State v. Mekeel, No. 1 CA-CR 23-0102 (App. Div. I, December 5, 2024) (J. Brown) https://www.azcourts.gov/Portals/0/OpinionFiles/Div1/2024/Mekeel%20-%201%20CA-CR%2023-0102%20-%20Opinion.pdf
PROVIDING JURY WITH EXHIBIT NOT ADMITTED INTO EVIDENCE CONSTITUTED FUNDAMENTAL ERROR BUT WHERE JURY GAVE LITTLE OR NO CONSIDERATION TO EXHIBIT THERE IS NO PREJUDICAL ERROR
Defendant was convicted of aggravated assault, resisting arrest and criminal trespass. She was found overflowing a water fountain at a park and was ordered to leave by police. She refused, resisted arrest and smeared feces on the arresting officer. The evidence admitted at trial consisted of footage from two police body cams the defendant's testimony where she admitted to two prior felony convictions and her redacted booking photo.
When the jury went to deliberate a court clerk inadvertently gave them exhibit 1 which was not in evidence. Exhibit 1 consisted of a 62-page binder which included the police report an unredacted booking photo, the sentencing minute entries on her prior felonies for possession of dangerous drugs and theft among other things. When the error was discovered, the judge had a courtroom assistant go back to the jury room and question the jurors. One juror told the assistant she had “thumbed through” the exhibit told the rest of the jurors what was in it but did not “consider it” telling other jurors it concerned stuff in the past. The jurors decided “it didn't pertain to what they needed to discuss” so they put it aside.
The judge called the lawyers in and told them what happened. Defense counsel was invited to move for a mistrial but did not and chose to let the court decide what to do. The trial court decided to do nothing. After the jury convicted the defendant, the defendant appealed the verdict, and the Arizona Court of Appeals affirmed.

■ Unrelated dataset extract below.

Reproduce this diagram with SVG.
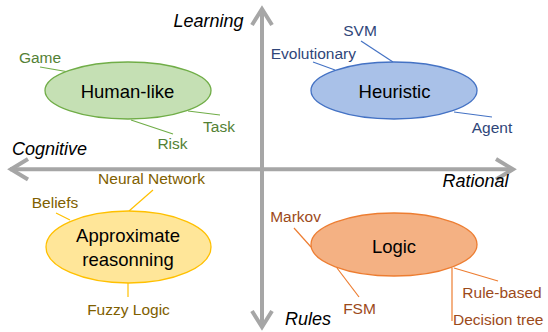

The court of appeals found that the trial court had not handled this situation appropriately. Communications with jurors once they begin deliberation should be made in writing after the lawyers for each side are apprised, can make a record, and argue what to do next. Once the error was discovered, the trial court should have removed the exhibit from the jury room immediately, notified the parties, allowed questioning of the assistant under oath, determined if any jurors had looked at the exhibit and if so should have spoken to any jurors who had in the presence of the defendant and counsel on the record, and then determined what steps should be taken. Here there was fundamental error because a “jury's verdict ‘must be based upon the evidence developed at the trial,' a requirement that ‘goes to the fundamental integrity of all that is embraced in the constitutional concept of trial by jury.'” This would be grounds for a new trial if the defendant had moved for one.
That said, because the evidence overwhelmingly supported the verdict and nothing actually in the record suggested the jury relied upon the content of Exhibit 1 defendant failed to establish “that, without the error of Exhibit 1 being given to the jury, ‘a reasonable jury could have plausibly and intelligently returned a different verdict'” the defendant failed to prove prejudicial error and the verdict stands.